De l'intérieur de ces entreprises des voix se font entendre. Chris Hughes co-fondateur de facebook appelle désormais au démantèlement de l'entreprise pour en limiter la puissance. Certains salariés choqués par les dérives des sociétés qui les emploient osent informer les autorités et l'opinion publique. C'est un employé de Gambridge analytica qui a dénoncé les tests réalisés par cette société sur des échantillons stratégiques de l'opinion publique sélectionnés grâce à facebook. Des salariés de Microsoft refusent que les services de l'immigration américains utilisent le cloud Azure.

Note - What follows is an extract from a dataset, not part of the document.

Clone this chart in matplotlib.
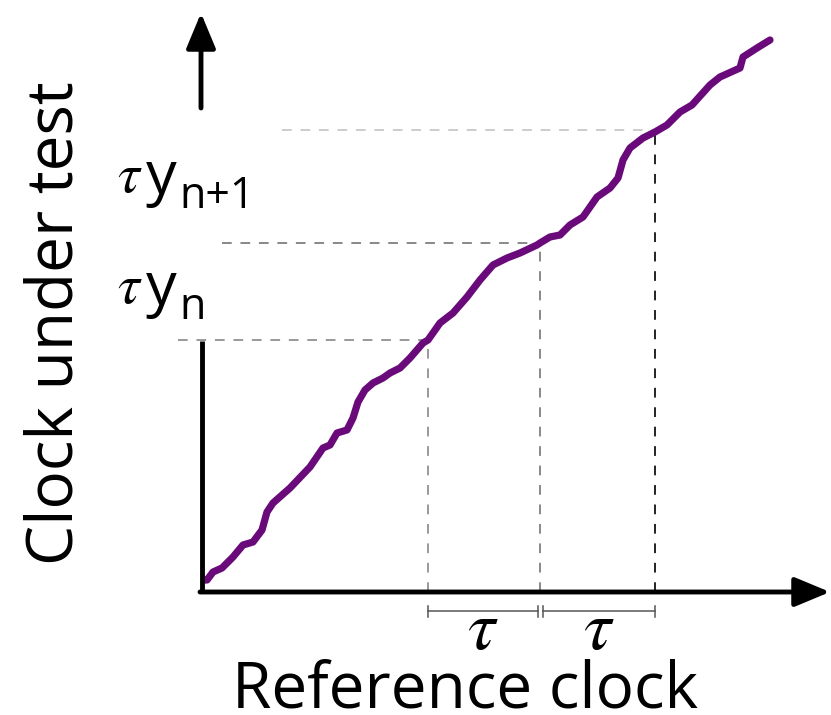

En tant qu'usager, tout individu peut aussi se protéger face au GAFAM. Pour commencer; en se désabonnant. Ensuite, en lisant et en validant ou non les clauses d'utilisation des services numériques. Pour finir, en utilisant des alternatives comme les moteurs de recherche sans traces et historiques de recherche comme Duckduckgo ou Qwant, les systèmes d'exploitation Linux, ou les logiciels alternatifs vraiment offerts de l'association framasoft.

Conclusion :

Si les GAFAM n'ont pas tous les attributs de la puissance, elles n'en demeurent par moins des entreprises extrêmement influentes sur la scène internationale. Les citoyens, les Etats et les organisations internationales sont en droit de s'inquiéter de leur capacité à collecter des données, à les diffuser sans forcément en partager le revenu. Au jour d'aujourd'hui, leur puissance peut encore être limitée. Encore faut-il s'en donner les moyens à titre individuel, au niveau des Etats ou des instances de gouvernance internationales.